In the data below, locate the line containing "Generate a component" and the line containing "YAxis, CartesianGrid, ReferenceLine", then retype both and everything between them exactly. Pictures are not part of the copy.

▶ _Material shown_
Start

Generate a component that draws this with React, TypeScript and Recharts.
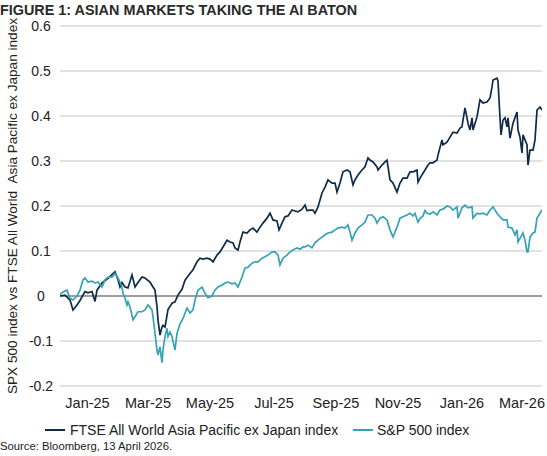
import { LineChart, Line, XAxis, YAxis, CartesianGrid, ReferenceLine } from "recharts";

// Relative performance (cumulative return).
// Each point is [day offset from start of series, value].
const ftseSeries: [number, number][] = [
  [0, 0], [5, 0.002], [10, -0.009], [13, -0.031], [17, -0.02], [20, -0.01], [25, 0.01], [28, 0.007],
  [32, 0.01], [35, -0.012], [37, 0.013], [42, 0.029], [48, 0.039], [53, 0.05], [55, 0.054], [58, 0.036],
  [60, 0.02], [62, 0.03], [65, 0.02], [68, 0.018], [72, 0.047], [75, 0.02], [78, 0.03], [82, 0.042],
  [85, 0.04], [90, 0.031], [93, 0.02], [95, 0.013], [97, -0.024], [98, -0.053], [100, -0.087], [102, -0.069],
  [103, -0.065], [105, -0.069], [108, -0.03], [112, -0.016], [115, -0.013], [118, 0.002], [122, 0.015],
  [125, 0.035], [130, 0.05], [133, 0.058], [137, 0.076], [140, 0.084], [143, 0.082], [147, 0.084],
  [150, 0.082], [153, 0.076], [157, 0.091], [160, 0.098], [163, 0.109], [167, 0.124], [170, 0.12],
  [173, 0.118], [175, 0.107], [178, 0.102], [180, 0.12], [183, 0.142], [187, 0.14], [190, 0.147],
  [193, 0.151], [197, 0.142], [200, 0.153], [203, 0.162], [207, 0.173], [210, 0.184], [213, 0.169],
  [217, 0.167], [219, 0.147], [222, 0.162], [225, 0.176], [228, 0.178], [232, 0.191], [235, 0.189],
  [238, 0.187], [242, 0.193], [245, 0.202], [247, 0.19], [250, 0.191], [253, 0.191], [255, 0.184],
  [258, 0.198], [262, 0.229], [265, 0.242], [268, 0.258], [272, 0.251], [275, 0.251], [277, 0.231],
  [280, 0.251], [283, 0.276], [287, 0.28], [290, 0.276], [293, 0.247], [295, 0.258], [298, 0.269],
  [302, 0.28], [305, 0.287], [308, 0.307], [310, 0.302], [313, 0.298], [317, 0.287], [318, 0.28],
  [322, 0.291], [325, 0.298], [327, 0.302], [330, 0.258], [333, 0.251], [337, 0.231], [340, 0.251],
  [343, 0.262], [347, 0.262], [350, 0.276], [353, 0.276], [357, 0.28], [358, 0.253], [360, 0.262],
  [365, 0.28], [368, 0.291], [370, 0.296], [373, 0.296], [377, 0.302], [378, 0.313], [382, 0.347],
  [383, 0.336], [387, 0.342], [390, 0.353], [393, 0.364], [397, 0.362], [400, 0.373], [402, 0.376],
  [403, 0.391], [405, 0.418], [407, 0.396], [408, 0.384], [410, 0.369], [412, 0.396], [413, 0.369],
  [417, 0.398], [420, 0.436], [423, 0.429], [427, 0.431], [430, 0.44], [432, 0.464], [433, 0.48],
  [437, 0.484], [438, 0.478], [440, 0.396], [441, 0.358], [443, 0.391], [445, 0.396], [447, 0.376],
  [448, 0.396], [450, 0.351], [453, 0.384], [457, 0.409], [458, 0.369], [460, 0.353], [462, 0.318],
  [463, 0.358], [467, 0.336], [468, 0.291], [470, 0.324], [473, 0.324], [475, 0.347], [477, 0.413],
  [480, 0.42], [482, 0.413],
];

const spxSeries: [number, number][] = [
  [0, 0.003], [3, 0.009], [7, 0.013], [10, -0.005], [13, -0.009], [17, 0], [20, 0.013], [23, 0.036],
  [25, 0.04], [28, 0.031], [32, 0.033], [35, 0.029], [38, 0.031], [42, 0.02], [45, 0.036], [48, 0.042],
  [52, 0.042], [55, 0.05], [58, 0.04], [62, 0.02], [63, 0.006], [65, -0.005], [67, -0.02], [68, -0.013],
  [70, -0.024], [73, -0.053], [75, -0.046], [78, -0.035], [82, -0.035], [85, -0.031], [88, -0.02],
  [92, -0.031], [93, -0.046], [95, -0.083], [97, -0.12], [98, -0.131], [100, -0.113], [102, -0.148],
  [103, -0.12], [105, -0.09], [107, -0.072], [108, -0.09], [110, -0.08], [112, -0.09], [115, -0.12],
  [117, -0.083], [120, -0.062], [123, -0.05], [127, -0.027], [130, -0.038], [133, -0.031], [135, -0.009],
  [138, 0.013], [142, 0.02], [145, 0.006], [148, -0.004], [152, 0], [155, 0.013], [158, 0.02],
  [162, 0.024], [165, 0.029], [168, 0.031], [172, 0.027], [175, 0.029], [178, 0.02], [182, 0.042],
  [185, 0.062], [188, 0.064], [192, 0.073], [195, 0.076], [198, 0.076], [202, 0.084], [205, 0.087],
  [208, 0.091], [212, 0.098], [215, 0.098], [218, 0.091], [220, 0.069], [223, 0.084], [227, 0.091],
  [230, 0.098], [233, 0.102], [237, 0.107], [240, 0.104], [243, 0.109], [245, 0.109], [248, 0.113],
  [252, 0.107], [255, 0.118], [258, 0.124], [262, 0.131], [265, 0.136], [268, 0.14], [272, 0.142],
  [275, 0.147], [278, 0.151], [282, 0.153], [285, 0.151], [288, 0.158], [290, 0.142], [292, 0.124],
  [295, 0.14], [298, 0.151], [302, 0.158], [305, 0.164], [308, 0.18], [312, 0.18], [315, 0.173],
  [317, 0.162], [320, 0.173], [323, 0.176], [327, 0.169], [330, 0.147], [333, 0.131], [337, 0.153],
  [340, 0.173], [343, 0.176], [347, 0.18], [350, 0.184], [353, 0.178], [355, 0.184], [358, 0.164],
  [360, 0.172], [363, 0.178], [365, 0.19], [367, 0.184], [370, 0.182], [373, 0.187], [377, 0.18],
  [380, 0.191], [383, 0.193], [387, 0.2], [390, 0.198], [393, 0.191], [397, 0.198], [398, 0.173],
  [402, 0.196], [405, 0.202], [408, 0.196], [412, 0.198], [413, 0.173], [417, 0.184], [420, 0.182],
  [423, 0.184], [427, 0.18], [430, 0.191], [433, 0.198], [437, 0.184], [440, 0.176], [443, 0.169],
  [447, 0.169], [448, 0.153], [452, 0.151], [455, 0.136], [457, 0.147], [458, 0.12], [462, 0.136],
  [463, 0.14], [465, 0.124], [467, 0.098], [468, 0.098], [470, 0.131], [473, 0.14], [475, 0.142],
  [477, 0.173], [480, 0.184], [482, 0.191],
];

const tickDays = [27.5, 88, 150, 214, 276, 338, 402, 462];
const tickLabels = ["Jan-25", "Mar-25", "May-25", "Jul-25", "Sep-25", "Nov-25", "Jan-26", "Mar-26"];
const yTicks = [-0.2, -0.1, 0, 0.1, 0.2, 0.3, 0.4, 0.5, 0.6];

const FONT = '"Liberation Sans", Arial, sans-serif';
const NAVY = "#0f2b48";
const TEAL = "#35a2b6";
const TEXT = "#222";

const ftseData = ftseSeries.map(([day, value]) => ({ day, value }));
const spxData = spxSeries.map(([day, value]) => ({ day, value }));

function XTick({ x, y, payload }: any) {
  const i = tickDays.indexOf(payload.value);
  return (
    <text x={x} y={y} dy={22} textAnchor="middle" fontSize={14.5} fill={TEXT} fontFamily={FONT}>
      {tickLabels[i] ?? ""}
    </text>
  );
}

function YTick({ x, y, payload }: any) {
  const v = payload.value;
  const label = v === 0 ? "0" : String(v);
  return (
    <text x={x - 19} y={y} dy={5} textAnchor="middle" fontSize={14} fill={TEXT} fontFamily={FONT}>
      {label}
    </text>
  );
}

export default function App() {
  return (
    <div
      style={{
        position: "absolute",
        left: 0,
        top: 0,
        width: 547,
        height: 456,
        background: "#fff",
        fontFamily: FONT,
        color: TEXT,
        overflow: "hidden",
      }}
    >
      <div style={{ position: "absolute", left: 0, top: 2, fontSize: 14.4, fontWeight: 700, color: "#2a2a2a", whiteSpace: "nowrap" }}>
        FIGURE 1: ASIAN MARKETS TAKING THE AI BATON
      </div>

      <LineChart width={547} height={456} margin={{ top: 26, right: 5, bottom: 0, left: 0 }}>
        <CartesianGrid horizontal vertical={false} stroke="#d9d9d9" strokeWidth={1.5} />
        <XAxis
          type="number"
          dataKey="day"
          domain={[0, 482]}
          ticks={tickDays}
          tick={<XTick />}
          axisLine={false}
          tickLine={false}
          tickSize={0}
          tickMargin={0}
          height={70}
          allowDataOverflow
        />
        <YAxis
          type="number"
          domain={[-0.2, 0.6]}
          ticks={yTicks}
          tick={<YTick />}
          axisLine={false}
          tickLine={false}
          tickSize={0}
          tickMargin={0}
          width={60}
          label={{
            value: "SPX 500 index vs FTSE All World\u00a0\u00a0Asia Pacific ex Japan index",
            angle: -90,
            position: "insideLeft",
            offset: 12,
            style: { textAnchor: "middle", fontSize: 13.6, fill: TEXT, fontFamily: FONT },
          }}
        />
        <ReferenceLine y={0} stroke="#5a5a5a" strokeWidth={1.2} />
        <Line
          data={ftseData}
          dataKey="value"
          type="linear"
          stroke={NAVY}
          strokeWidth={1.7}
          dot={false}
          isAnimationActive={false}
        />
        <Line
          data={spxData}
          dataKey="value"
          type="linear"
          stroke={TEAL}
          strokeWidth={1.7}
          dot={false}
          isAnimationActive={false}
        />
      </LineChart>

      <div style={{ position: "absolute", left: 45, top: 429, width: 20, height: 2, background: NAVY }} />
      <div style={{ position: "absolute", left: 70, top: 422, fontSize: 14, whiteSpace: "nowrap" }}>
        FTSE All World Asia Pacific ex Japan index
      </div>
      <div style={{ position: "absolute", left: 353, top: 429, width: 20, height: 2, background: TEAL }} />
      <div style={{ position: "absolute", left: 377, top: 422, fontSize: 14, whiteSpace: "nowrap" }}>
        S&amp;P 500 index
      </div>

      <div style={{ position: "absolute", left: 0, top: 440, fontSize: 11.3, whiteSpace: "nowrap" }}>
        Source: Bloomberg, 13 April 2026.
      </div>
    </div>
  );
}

End
Start

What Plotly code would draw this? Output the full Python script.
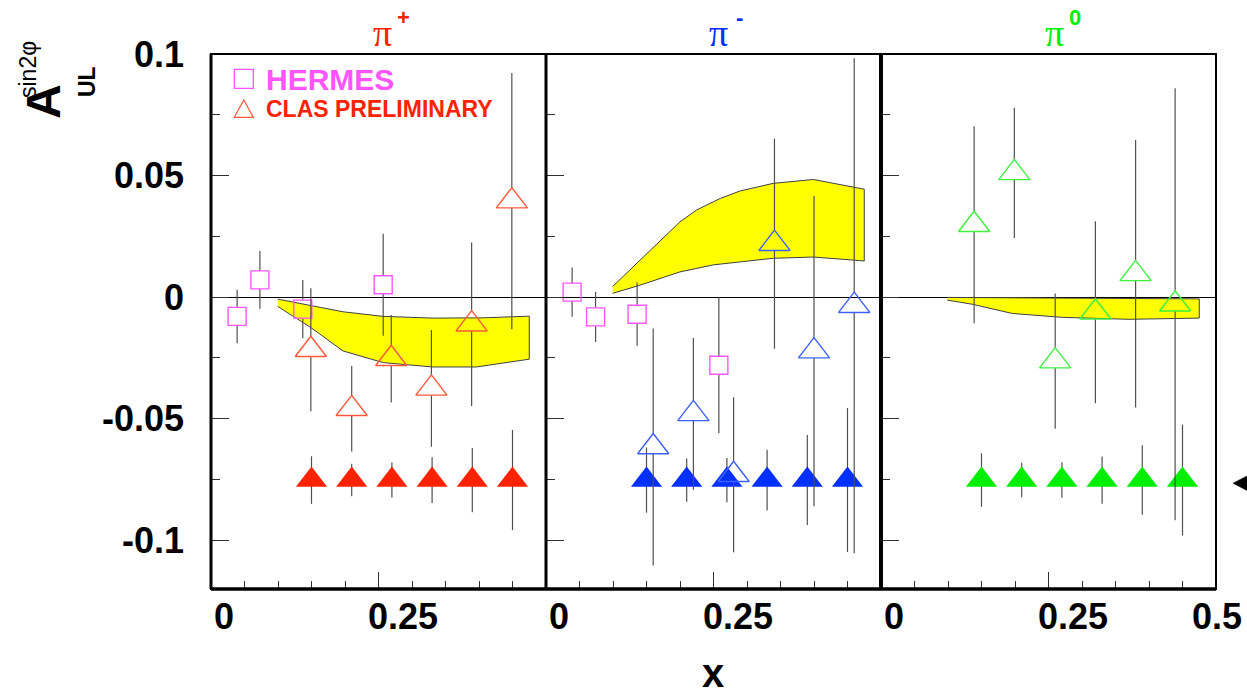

End

▶ _Output of the task_
Generate a component that draws this with React, TypeScript and Recharts.
import { LineChart, Line, XAxis, YAxis, CartesianGrid, ReferenceLine } from "recharts";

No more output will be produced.